Eu digo sempre o seguinte: Assis Brasil, O G Rêgo de Carvalho, H Dobal e Da Costa e Silva, quatro dos mais destacados nomes da literatura piauiense, fazem e faziam parte da Academia Piauiense de Letras. Guimarães Rosa, João Cabral de Melo Neto e Jorge Amado faziam parte da ABL. Por que, então, eu me recusaria a ser membro de uma instituição literária que deseja ter meu humilde nome entre os seus?

DA – A respeito disso, é interessante pontuar a postura de alguns escritores que alegam não sentirem desejo de publicação, mas publicam, ou afirmam sua obra como irrelevante, embora aceitem convites para eventos literários. Como você vê este tipo de postura? Como é a sua relação com a “fama literária”?

NATHAN SOUSA – Com relação aos que se posicionam dessa maneira, a meu ver, querem conservar uma posição de elegância pela ausência, pela despretensão, por uma simplicidade que é típica dos que querem ser lembrados, mas não querem ser vistos. Tenho convivido com certa projeção literária em tempo muito curto de carreira, não nego. Eu tenho procurado aproveitar essa projeção para tentar realizar dupla função: promover a minha escrita/despertar o gosto pela leitura e a coragem para publicar. Tenho me deparado, ao longo dos últimos três anos, com poetas de boa qualidade, enclausurados na redoma do receio. Eu digo a que vim no meu primeiro poema (Combate, vide O percurso das horas – 2012): “Escrever poemas / é como rasgar a camisa / mostrar o peito / se armar com uma faca cega / olhar no olho do mundo / e autorizar: / pode vir”.

DA – Rasgar a camisa exige coragem. E além de coragem, como uma espécie de mensagem, o que mais você gostaria de dizer aos leitores da Diversos Afins? (desde já registro o meu muito obrigada pela sua disposição em responder essas perguntas).

NATHAN SOUSA – Eu agradeço imensamente por essa entrevista tão rica e tão amigável, o que não poderia ser diferente, em se tratando de uma entrevistadora/poeta com a sua competência e afinação com as palavras, e gostaria de dizer aos leitores da Diversos Afins que intensifiquem cada vez mais o gosto pela leitura.
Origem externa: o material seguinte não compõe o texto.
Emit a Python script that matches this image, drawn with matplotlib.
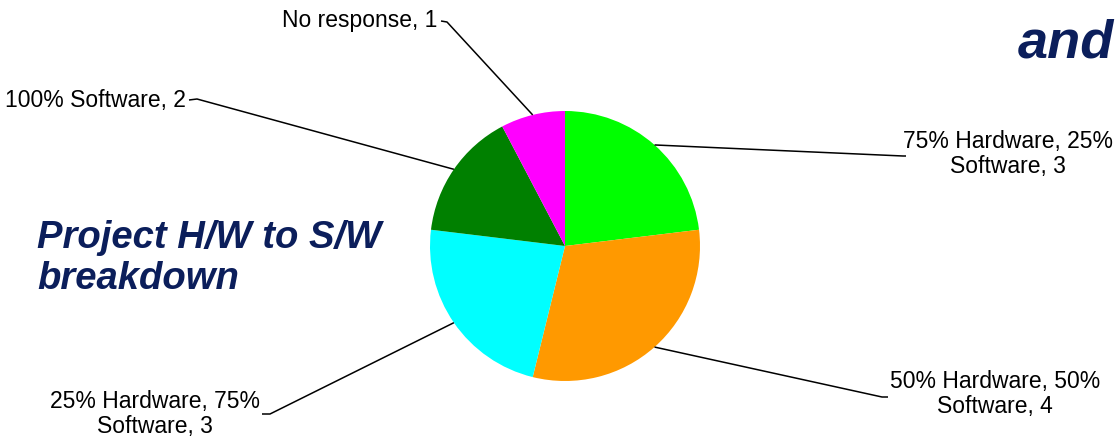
import numpy as np
import matplotlib
matplotlib.use("Agg")
import matplotlib.pyplot as plt

# Data
categories = ["75% Hardware, 25%\nSoftware", "50% Hardware, 50%\nSoftware",
              "25% Hardware, 75%\nSoftware", "100% Software", "No response"]
values = [3, 4, 3, 2, 1]
colors = ["#00FF00", "#FF9900", "#00FFFF", "#008000", "#FF00FF"]

W, H = 1115, 438
fig = plt.figure(figsize=(W / 100, H / 100), dpi=100)
ax = fig.add_axes([0, 0, 1, 1])

cx, cy, r = 565, H - 246, 135
wedges, _ = ax.pie(values, colors=colors, startangle=90, counterclock=False,
                   center=(cx, cy), radius=r, frame=True,
                   wedgeprops=dict(linewidth=0))
ax.set_xlim(0, W)
ax.set_ylim(0, H)
ax.set_aspect("equal")
ax.axis("off")

font = "Liberation Sans"
fs = 16.5
# label layout: (text x, text y, ha, elbow point, tick end)
layout = [
    (1008, H - 154, "center", (903, H - 156), (906, H - 156)),
    (995, H - 394, "center", (882, H - 397), (888, H - 397)),
    (155, H - 414, "center", (270, H - 414), (262, H - 414)),
    (186, H - 100, "right", (197, H - 99), (189, H - 100)),
    (437, H - 21, "right", (447, H - 22), (441, H - 21)),
]
for w, cat, v, (tx, ty, ha, elbow, tick) in zip(wedges, categories, values, layout):
    ang = np.deg2rad((w.theta1 + w.theta2) / 2)
    px, py = cx + r * np.cos(ang), cy + r * np.sin(ang)
    ax.plot([px, elbow[0], tick[0]], [py, elbow[1], tick[1]], color="black",
            lw=1.1, solid_capstyle="butt")
    ax.text(tx, ty, f"{cat}, {v}", ha=ha, va="center", fontsize=fs,
            family=font, linespacing=1.15, color="black")

navy = "#0B1E5B"
ax.text(37, H - 289, "Project H/W to S/W\nbreakdown", ha="left", va="baseline",
        fontsize=27.5, family=font, weight="bold", style="italic", color=navy,
        linespacing=1.18, multialignment="left")
ax.text(1018, H - 57, "and", ha="left", va="baseline", fontsize=39,
        family=font, weight="bold", style="italic", color=navy)

fig.savefig("out.png", dpi=100)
Ninguém sairá perdendo com isso.

Clarissa Macedo nasceu em Salvador e vive em Feira de Santana, Bahia. É licenciada em Letras Vernáculas (UEFS), mestre em Literatura e Diversidade Cultural pela mesma instituição e doutoranda em Literatura e Cultura pela UFBA. Atua como revisora e professora. Ministra oficinas de escrita criativa. É autora de “O trem vermelho que partiu das cinzas” (2014) e “Na pata do cavalo há sete abismos” (Ed. 7 Letras).